-- begin Information supplied --

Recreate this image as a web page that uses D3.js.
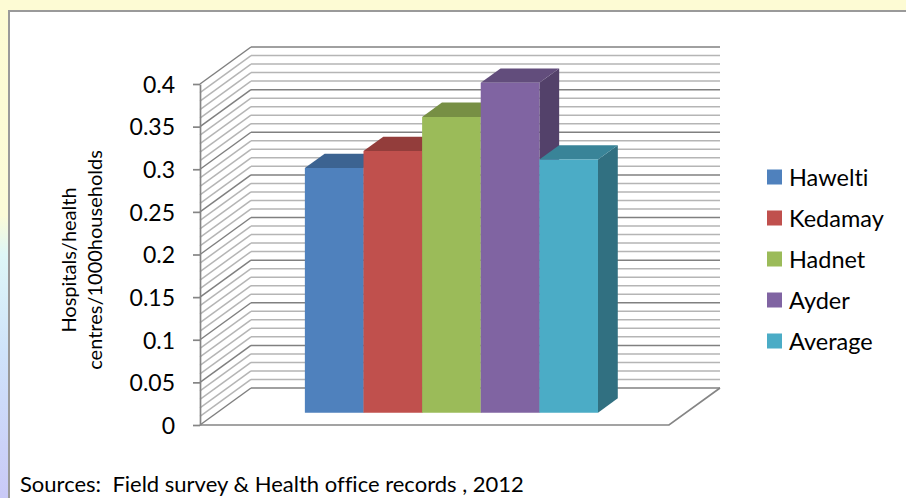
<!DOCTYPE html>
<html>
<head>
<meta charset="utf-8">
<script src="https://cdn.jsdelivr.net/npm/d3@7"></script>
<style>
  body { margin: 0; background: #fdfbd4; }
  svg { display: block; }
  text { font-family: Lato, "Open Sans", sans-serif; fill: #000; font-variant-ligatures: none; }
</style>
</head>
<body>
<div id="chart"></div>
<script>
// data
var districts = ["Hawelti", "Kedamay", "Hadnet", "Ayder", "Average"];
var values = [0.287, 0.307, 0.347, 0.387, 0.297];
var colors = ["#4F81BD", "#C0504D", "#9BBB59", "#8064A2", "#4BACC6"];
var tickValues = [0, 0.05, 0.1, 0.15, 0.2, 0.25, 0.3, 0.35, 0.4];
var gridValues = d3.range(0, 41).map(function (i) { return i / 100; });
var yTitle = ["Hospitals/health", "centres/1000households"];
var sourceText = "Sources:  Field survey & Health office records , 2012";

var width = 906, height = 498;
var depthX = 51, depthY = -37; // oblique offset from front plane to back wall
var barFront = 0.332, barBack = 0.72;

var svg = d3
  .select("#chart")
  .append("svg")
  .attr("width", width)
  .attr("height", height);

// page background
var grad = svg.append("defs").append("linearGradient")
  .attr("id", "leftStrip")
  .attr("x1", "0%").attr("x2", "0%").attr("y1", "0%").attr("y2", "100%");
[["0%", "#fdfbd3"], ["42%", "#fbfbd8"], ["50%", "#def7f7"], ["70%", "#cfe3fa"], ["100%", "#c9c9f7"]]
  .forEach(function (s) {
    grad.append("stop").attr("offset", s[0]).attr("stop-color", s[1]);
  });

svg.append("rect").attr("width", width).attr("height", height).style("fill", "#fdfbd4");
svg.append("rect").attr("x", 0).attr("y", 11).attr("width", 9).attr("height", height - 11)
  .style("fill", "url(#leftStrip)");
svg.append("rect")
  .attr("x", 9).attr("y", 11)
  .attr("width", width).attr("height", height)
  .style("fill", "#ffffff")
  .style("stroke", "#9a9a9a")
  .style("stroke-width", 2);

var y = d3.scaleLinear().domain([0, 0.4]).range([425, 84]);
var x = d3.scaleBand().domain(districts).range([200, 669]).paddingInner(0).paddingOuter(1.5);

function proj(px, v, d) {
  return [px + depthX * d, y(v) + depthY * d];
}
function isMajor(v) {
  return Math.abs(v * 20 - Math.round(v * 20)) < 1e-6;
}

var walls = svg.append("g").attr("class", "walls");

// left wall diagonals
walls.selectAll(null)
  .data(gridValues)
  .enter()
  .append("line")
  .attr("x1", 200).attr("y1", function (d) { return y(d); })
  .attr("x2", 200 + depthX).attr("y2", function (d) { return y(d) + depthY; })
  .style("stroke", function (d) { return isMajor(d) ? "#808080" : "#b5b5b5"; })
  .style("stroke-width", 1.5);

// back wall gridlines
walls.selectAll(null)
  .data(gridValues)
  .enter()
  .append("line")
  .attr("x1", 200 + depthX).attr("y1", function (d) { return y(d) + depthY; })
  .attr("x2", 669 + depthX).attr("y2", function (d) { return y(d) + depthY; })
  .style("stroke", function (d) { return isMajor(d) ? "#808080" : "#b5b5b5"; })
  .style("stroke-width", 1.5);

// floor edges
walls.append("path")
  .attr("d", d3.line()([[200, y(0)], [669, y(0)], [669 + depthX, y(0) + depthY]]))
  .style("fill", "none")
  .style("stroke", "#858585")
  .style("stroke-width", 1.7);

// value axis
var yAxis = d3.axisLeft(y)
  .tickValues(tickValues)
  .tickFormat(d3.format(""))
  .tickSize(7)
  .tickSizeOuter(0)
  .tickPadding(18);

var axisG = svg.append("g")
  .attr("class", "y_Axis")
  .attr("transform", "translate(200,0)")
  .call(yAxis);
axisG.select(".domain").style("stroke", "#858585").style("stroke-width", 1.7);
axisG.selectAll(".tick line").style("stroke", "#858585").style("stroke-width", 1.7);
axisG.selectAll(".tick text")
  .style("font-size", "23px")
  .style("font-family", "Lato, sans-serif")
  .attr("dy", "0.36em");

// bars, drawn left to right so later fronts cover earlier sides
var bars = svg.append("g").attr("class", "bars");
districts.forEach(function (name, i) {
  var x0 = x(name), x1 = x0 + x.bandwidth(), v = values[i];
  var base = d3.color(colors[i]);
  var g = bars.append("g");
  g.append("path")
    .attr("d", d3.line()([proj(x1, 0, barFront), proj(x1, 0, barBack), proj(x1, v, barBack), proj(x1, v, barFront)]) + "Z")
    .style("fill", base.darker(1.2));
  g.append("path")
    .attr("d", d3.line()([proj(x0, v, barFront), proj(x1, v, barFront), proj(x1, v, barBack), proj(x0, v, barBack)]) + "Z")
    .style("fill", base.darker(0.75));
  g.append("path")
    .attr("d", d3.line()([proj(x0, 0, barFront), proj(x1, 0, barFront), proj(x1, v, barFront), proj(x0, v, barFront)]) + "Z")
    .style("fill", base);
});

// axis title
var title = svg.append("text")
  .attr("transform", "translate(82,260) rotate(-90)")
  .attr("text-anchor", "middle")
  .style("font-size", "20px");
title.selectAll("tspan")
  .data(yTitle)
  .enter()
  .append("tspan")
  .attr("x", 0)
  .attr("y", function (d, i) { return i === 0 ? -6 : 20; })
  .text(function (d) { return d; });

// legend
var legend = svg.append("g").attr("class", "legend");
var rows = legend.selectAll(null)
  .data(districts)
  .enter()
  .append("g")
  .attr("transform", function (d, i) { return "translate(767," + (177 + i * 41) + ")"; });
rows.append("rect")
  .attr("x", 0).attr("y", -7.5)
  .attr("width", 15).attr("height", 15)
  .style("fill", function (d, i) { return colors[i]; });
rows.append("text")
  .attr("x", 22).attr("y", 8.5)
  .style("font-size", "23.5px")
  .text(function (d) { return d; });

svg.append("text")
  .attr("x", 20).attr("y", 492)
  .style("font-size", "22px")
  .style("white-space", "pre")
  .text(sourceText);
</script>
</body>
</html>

-- end Information supplied --

Task prompt:
Repeat the data exactly, dropping every picture it holds.

Exercise solution:
Recreate this image as a web page that uses D3.js.
<!DOCTYPE html>
<html>
<head>
<meta charset="utf-8">
<script src="https://cdn.jsdelivr.net/npm/d3@7"></script>
<style>
  body { margin: 0; background: #fdfbd4; }
  svg { display: block; }
  text { font-family: Lato, "Open Sans", sans-serif; fill: #000; font-variant-ligatures: none; }
</style>
</head>
<body>
<div id="chart"></div>
<script>
// data
var districts = ["Hawelti", "Kedamay", "Hadnet", "Ayder", "Average"];
var values = [0.287, 0.307, 0.347, 0.387, 0.297];
var colors = ["#4F81BD", "#C0504D", "#9BBB59", "#8064A2", "#4BACC6"];
var tickValues = [0, 0.05, 0.1, 0.15, 0.2, 0.25, 0.3, 0.35, 0.4];
var gridValues = d3.range(0, 41).map(function (i) { return i / 100; });
var yTitle = ["Hospitals/health", "centres/1000households"];
var sourceText = "Sources:  Field survey & Health office records , 2012";

var width = 906, height = 498;
var depthX = 51, depthY = -37; // oblique offset from front plane to back wall
var barFront = 0.332, barBack = 0.72;

var svg = d3
  .select("#chart")
  .append("svg")
  .attr("width", width)
  .attr("height", height);

// page background
var grad = svg.append("defs").append("linearGradient")
  .attr("id", "leftStrip")
  .attr("x1", "0%").attr("x2", "0%").attr("y1", "0%").attr("y2", "100%");
[["0%", "#fdfbd3"], ["42%", "#fbfbd8"], ["50%", "#def7f7"], ["70%", "#cfe3fa"], ["100%", "#c9c9f7"]]
  .forEach(function (s) {
    grad.append("stop").attr("offset", s[0]).attr("stop-color", s[1]);
  });

svg.append("rect").attr("width", width).attr("height", height).style("fill", "#fdfbd4");
svg.append("rect").attr("x", 0).attr("y", 11).attr("width", 9).attr("height", height - 11)
  .style("fill", "url(#leftStrip)");
svg.append("rect")
  .attr("x", 9).attr("y", 11)
  .attr("width", width).attr("height", height)
  .style("fill", "#ffffff")
  .style("stroke", "#9a9a9a")
  .style("stroke-width", 2);

var y = d3.scaleLinear().domain([0, 0.4]).range([425, 84]);
var x = d3.scaleBand().domain(districts).range([200, 669]).paddingInner(0).paddingOuter(1.5);

function proj(px, v, d) {
  return [px + depthX * d, y(v) + depthY * d];
}
function isMajor(v) {
  return Math.abs(v * 20 - Math.round(v * 20)) < 1e-6;
}

var walls = svg.append("g").attr("class", "walls");

// left wall diagonals
walls.selectAll(null)
  .data(gridValues)
  .enter()
  .append("line")
  .attr("x1", 200).attr("y1", function (d) { return y(d); })
  .attr("x2", 200 + depthX).attr("y2", function (d) { return y(d) + depthY; })
  .style("stroke", function (d) { return isMajor(d) ? "#808080" : "#b5b5b5"; })
  .style("stroke-width", 1.5);

// back wall gridlines
walls.selectAll(null)
  .data(gridValues)
  .enter()
  .append("line")
  .attr("x1", 200 + depthX).attr("y1", function (d) { return y(d) + depthY; })
  .attr("x2", 669 + depthX).attr("y2", function (d) { return y(d) + depthY; })
  .style("stroke", function (d) { return isMajor(d) ? "#808080" : "#b5b5b5"; })
  .style("stroke-width", 1.5);

// floor edges
walls.append("path")
  .attr("d", d3.line()([[200, y(0)], [669, y(0)], [669 + depthX, y(0) + depthY]]))
  .style("fill", "none")
  .style("stroke", "#858585")
  .style("stroke-width", 1.7);

// value axis
var yAxis = d3.axisLeft(y)
  .tickValues(tickValues)
  .tickFormat(d3.format(""))
  .tickSize(7)
  .tickSizeOuter(0)
  .tickPadding(18);

var axisG = svg.append("g")
  .attr("class", "y_Axis")
  .attr("transform", "translate(200,0)")
  .call(yAxis);
axisG.select(".domain").style("stroke", "#858585").style("stroke-width", 1.7);
axisG.selectAll(".tick line").style("stroke", "#858585").style("stroke-width", 1.7);
axisG.selectAll(".tick text")
  .style("font-size", "23px")
  .style("font-family", "Lato, sans-serif")
  .attr("dy", "0.36em");

// bars, drawn left to right so later fronts cover earlier sides
var bars = svg.append("g").attr("class", "bars");
districts.forEach(function (name, i) {
  var x0 = x(name), x1 = x0 + x.bandwidth(), v = values[i];
  var base = d3.color(colors[i]);
  var g = bars.append("g");
  g.append("path")
    .attr("d", d3.line()([proj(x1, 0, barFront), proj(x1, 0, barBack), proj(x1, v, barBack), proj(x1, v, barFront)]) + "Z")
    .style("fill", base.darker(1.2));
  g.append("path")
    .attr("d", d3.line()([proj(x0, v, barFront), proj(x1, v, barFront), proj(x1, v, barBack), proj(x0, v, barBack)]) + "Z")
    .style("fill", base.darker(0.75));
  g.append("path")
    .attr("d", d3.line()([proj(x0, 0, barFront), proj(x1, 0, barFront), proj(x1, v, barFront), proj(x0, v, barFront)]) + "Z")
    .style("fill", base);
});

// axis title
var title = svg.append("text")
  .attr("transform", "translate(82,260) rotate(-90)")
  .attr("text-anchor", "middle")
  .style("font-size", "20px");
title.selectAll("tspan")
  .data(yTitle)
  .enter()
  .append("tspan")
  .attr("x", 0)
  .attr("y", function (d, i) { return i === 0 ? -6 : 20; })
  .text(function (d) { return d; });

// legend
var legend = svg.append("g").attr("class", "legend");
var rows = legend.selectAll(null)
  .data(districts)
  .enter()
  .append("g")
  .attr("transform", function (d, i) { return "translate(767," + (177 + i * 41) + ")"; });
rows.append("rect")
  .attr("x", 0).attr("y", -7.5)
  .attr("width", 15).attr("height", 15)
  .style("fill", function (d, i) { return colors[i]; });
rows.append("text")
  .attr("x", 22).attr("y", 8.5)
  .style("font-size", "23.5px")
  .text(function (d) { return d; });

svg.append("text")
  .attr("x", 20).attr("y", 492)
  .style("font-size", "22px")
  .style("white-space", "pre")
  .text(sourceText);
</script>
</body>
</html>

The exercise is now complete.